The Infernal Machine
A well poised encounter with a super computer manages to steer clear of at least some of the archetypes of this sort of plot being in the now established tradition of this season’s more throughtful episodes. Its odd how we tend to think of Space 1999 as an all action, explosive adventure series because while it has those moments they are rarely the crux of the storyline. Here, Alpha is somewhat overwhelmed by the driver of a strange looking spaceship (it’s got wheels!) which is actually a computer with a personality problem. Initially charming in an overbearing manner it gradually becomes increasingly aggressive in both tone and action as Koenig becomes more defiant.
Gwent as this being is known (a distracting moniker for Welsh viewers I imagine) seems to be all powerful and the narrative offers few possibilities for Koenig, Helena and Victor to escape its clutches once they’re on board. They spend most of the episode in a set that is as impressively enormous as it is somewhat underwhelmingly decorated. Director David Tomblin introduces it with a dramatic crane shot but it’s basically your standard Space 1999 alien set which basically looks like a weird art gallery or Ikea. What powers the episode though is the personality this computer possesses, linked to it’s companion played with big beard and theatrical preseence by Leo Mckern whose expressive tonsils also voice the unseen computer.
At first you think you know where this is all going- the companion is ill, he dies, surely Gwent will need a replacement. However as it turns out the emotional and mental connection between the two is far greater than expected and this brings out different sides to the being. There’s a cat and mouse game that becomes more fascinating as it develops and the Alphan trio start to see chinks in Gwent’s armour. Nothing as simple as cutting wires will do here; instead the denouement hinges on food in a way. After exchanges of fire that, as Koenig points out, cost both sides much the Alphans are forced to provide Gwent with the unspecified stuff he wants. Whereupon Koenig smashes a key component in defiance.
The two way exchanges between Gwent and Koenig rely on Martin Landau’s reaction shots and Leo Mckern’s rich voice because there isn’t must else to see and somehow it works to perfection. Both actors are superb.

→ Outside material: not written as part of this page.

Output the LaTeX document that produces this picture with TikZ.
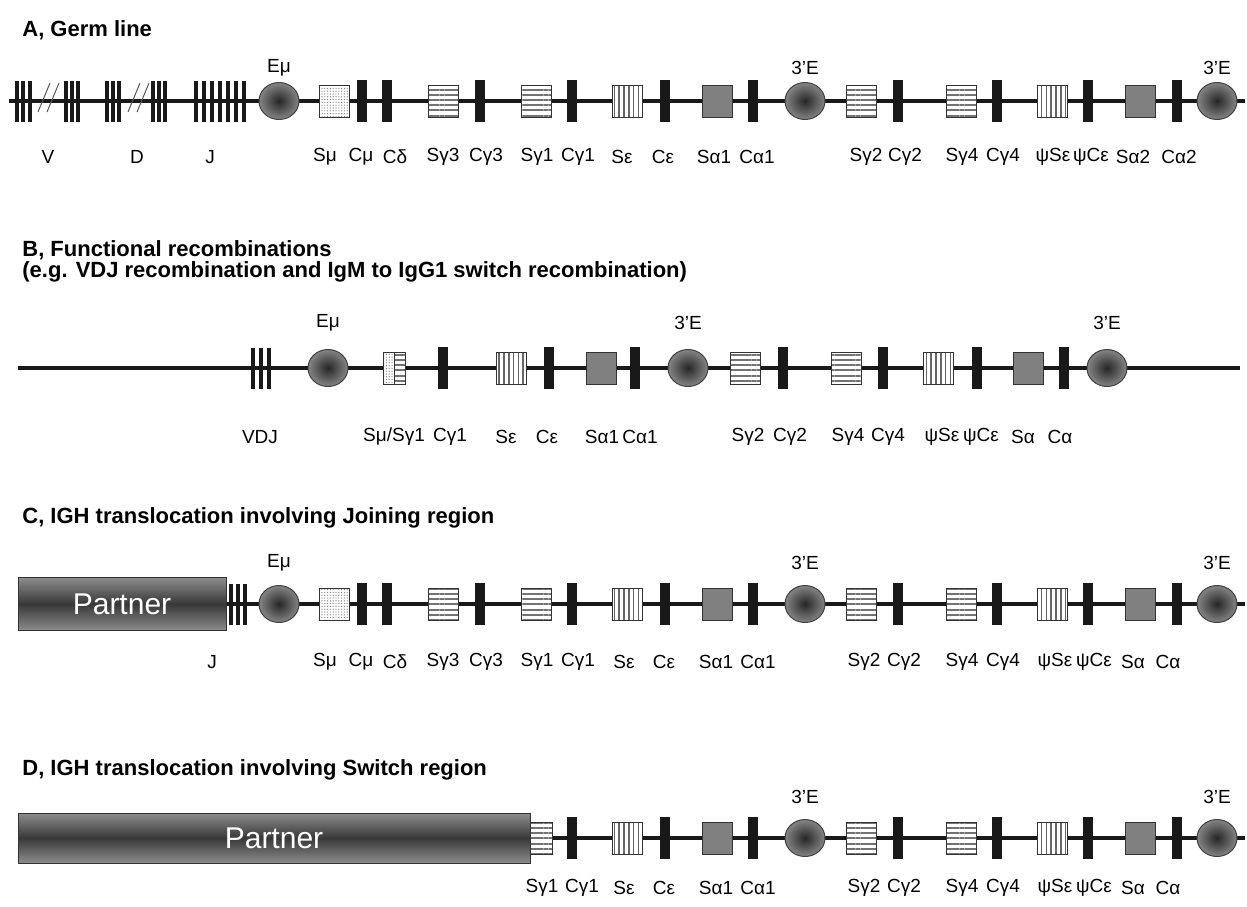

The story’s origins are classical (as the title suggests) and writers Anthony Terpiloff and Elisabeth Burrows do an excellent job of reworking those influences (the famous Jacques Cocteau play of the same name and it’s own inspiration Sophocles’ Oedipius Rex) into something as ostensibly silly as a talking computer. In fact it is almost a pity when we sometimes cut to the more normal Eagles and explosions which jut oddly into what is at times more like watching a play.